Narces Benoit said he and girlfriend Ericka Davis just happened to be in the area when nearly dozen officers surrounded a car driven by Raymond Herisse and opened fire. Herisse was killed and four bystanders and three police officers were injured.

Benoit said when he saw the officers surrounding the car, he pulled out his cell phone and hit the video record button. After the shooting, Benoit said when one of the officers noticed him recording what was going on, he came over to the truck with his gun drawn.

"One of the officers jumped in the truck, put a pistol to me head, poked me like three times saying 'What the"bleep" is you recording?" By that time I was on the floor, handcuffed, my phone was smashed, he stepped on it," said Benoit.

Benoit said he was able to pull the memory card from the phone and hide it in his mouth while he and Davis were questioned by police.

He's now considering suing the Miami Beach police department over the way he and Davis were treated.

Late Tuesday, the city of Miami Beach denied that claim.

City spokesperson Nannette Rodriguez released a statement saying that officers reacted only after Benoit was seen rapidly walking to his car. Rodriguez stated that Benoit was arrested because he matched the description of one of the suspects just reported fleeing the scene, and refused to stop after repeated commands.

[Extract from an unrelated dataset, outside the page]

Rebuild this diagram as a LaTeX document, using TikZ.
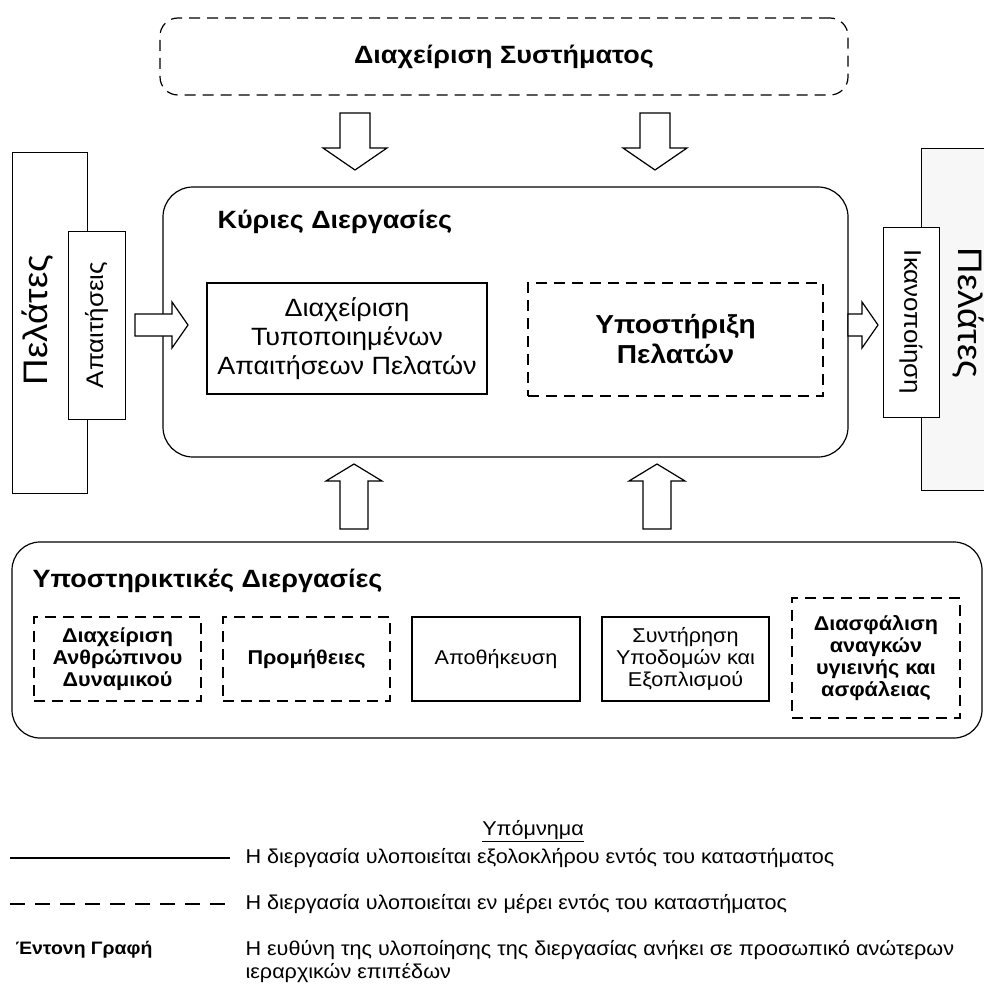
\documentclass[tikz,border=0pt]{standalone}
\usepackage{fontspec}
\setmainfont{Liberation Sans}[FakeStretch=1.08]
\usetikzlibrary{positioning}
\definecolor{pgray}{RGB}{247,247,247}

\begin{document}
\begin{tikzpicture}[x=1pt,y=-1pt,
  group/.style={draw,line width=1.2pt,rounded corners=#1,inner sep=0pt},
  fullproc/.style={draw,line width=2.4pt,align=center,inner sep=0pt,
    font=\fontsize{20}{22}\selectfont},
  partproc/.style={draw,line width=1.3pt,dash pattern=on 11pt off 7pt,align=center,
    inner sep=0pt,font=\fontsize{20}{22}\selectfont\bfseries},
  sidebox/.style={draw,line width=1pt,inner sep=0pt},
  blockarr/.style={draw,line width=1.2pt,fill=white,line join=miter},
  title/.style={font=\fontsize{25}{28}\selectfont\bfseries,anchor=west},
  legtext/.style={font=\fontsize{20}{23}\selectfont,anchor=west,align=left}
]
  \useasboundingbox (0,0) rectangle (984,987);

  % System management
  \node[group=18pt,dash pattern=on 11pt off 7pt,minimum width=688pt,minimum height=77pt,
    font=\fontsize{25}{28}\selectfont\bfseries] (sysmgmt) at (504,56.5) {Διαχείριση Συστήματος};

  % Customers, left and right
  \node[sidebox,minimum width=75pt,minimum height=340pt] (custin) at (49.5,323) {};
  \node[rotate=90,font=\fontsize{34}{40}\selectfont] (custinlbl) at (38,320) {Πελάτες};
  \node[sidebox,fill=white,minimum width=188pt,minimum height=57pt,rotate=90,
    font=\fontsize{24}{28}\selectfont] (reqs) at (96.5,325) {Απαιτήσεις};
  \node[sidebox,fill=pgray,minimum width=79pt,minimum height=341pt] (custout) at (960.5,319.5) {};
  \node[rotate=-90,font=\fontsize{34}{40}\selectfont] (custoutlbl) at (968,313) {Πελάτες};
  \node[sidebox,fill=white,minimum width=190pt,minimum height=56pt,rotate=-90,
    font=\fontsize{24}{28}\selectfont] (satis) at (911,322) {Ικανοποίηση};

  % Core processes
  \node[group=30pt,minimum width=685pt,minimum height=270pt] (core) at (505.5,322) {};
  \node[title] (coretitle) at (214,222) {Κύριες Διεργασίες};
  \node[fullproc,minimum width=280pt,minimum height=111pt,font=\fontsize{25}{29}\selectfont]
    (stdreq) at (347,338.5) {Διαχείριση\\Τυποποιημένων\\Απαιτήσεων Πελατών};
  \node[partproc,minimum width=295pt,minimum height=113pt,font=\fontsize{26}{30}\selectfont\bfseries]
    (custsup) at (675.5,339.5) {Υποστήριξη\\Πελατών};

  % Support processes
  \node[group=28pt,minimum width=970pt,minimum height=196pt] (support) at (497,640) {};
  \node[title] (suptitle) at (29,581) {Υποστηρικτικές Διεργασίες};
  \node[partproc,minimum width=167pt,minimum height=84pt] (hr) at (117.5,659) {Διαχείριση\\Ανθρώπινου\\Δυναμικού};
  \node[partproc,minimum width=167pt,minimum height=84pt] (supply) at (306.5,659) {Προμήθειες};
  \node[fullproc,minimum width=168pt,minimum height=84pt] (store) at (496,659) {Αποθήκευση};
  \node[fullproc,minimum width=167pt,minimum height=84pt] (maint) at (685.5,659) {Συντήρηση\\Υποδομών και\\Εξοπλισμού};
  \node[partproc,minimum width=168pt,minimum height=120pt] (safety) at (876,658) {Διασφάλιση\\αναγκών\\υγιεινής και\\ασφάλειας};

  % Block arrows
  \foreach \cx in {355,655}
    \draw[blockarr] (\cx-15,113) -- (\cx-15,148) -- (\cx-32,148) -- (\cx,170)
      -- (\cx+32,148) -- (\cx+15,148) -- (\cx+15,113) -- cycle;
  \foreach \cx in {354,657}
    \draw[blockarr] (\cx-14,529) -- (\cx-14,481) -- (\cx-28,481) -- (\cx,464)
      -- (\cx+28,481) -- (\cx+14,481) -- (\cx+14,529) -- cycle;
  \foreach \sx/\hx/\tx in {135/172/188, 848/862/878}
    \draw[blockarr] (\sx,314) -- (\hx,314) -- (\hx,302) -- (\tx,325) -- (\hx,348)
      -- (\hx,336) -- (\sx,336) -- cycle;

  % Legend
  \node[font=\fontsize{20}{23}\selectfont] (legend) at (533,831) {\underline{Υπόμνημα}};
  \coordinate (fullA) at (10,858);
  \coordinate (fullB) at (230,858);
  \draw[line width=2.5pt] (fullA) -- (fullB);
  \node[legtext] (fulltxt) at (242,858) {Η διεργασία υλοποιείται εξολοκλήρου εντός του καταστήματος};
  \coordinate (partA) at (10,904);
  \coordinate (partB) at (230,904);
  \draw[line width=1.3pt,dash pattern=on 15pt off 10pt] (partA) -- (partB);
  \node[legtext] (parttxt) at (242,904) {Η διεργασία υλοποιείται εν μέρει εντός του καταστήματος};
  \node[legtext,font=\fontsize{18}{22}\selectfont\bfseries] (boldkey) at (12,950) {Έντονη Γραφή};
  \node[legtext] (boldtxt) at (242,962) {Η ευθύνη της υλοποίησης της διεργασίας ανήκει σε προσωπικό ανώτερων\\ιεραρχικών επιπέδων};
\end{tikzpicture}
\end{document}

The statement read, in part:

"During the course of the investigation, Mr. Benoit was brought to the station as a witness to the incident. In a recorded statement, the investigating detective informed Mr. Benoit that his cell phone was being seized as investigative evidence and would be returned to him at a later date. Mr. Benoit signed and was provided with a copy of the Miami Beach Property Receipt. Any and all video of the incident is crucial to the investigation, and it is not unusual for police to secure any video that may have evidentiary value. Several other phones were also secured during the course of the investigation."

Rodriguez went on to say that the damage to Benoit's cell phone was minimal.

Police opened fire just before 4:00 a.m. Monday, May 30th, after Herisse reportedly got into an altercation with an officer at 18th Street and Collins Avenue. Miami Beach police said it wasn't Herisse's first attempt to strike an officer.

"From the initial stop, there was an attempt to strike an officer with his vehicle and there was an attempt later on Collins Avenue to strike two other officers that I'm aware off, at approximately 15th and Collins, and there was an attempt to strike two officers on bicycles somewhere down the 1300 block of Collins Avenue. So to the best of my knowledge at this point, a total of five officers were almost struck by this individual," said Miami Beach Police Chief Carlos Noriega at the time.

More than one hundred rounds were fired by the eight Miami Beach and four Hialeah police officers involved in the shooting. Police found a Berretta 92F semi-automatic pistol in the car Herisse was driving, but haven't said if it was fired during the melee.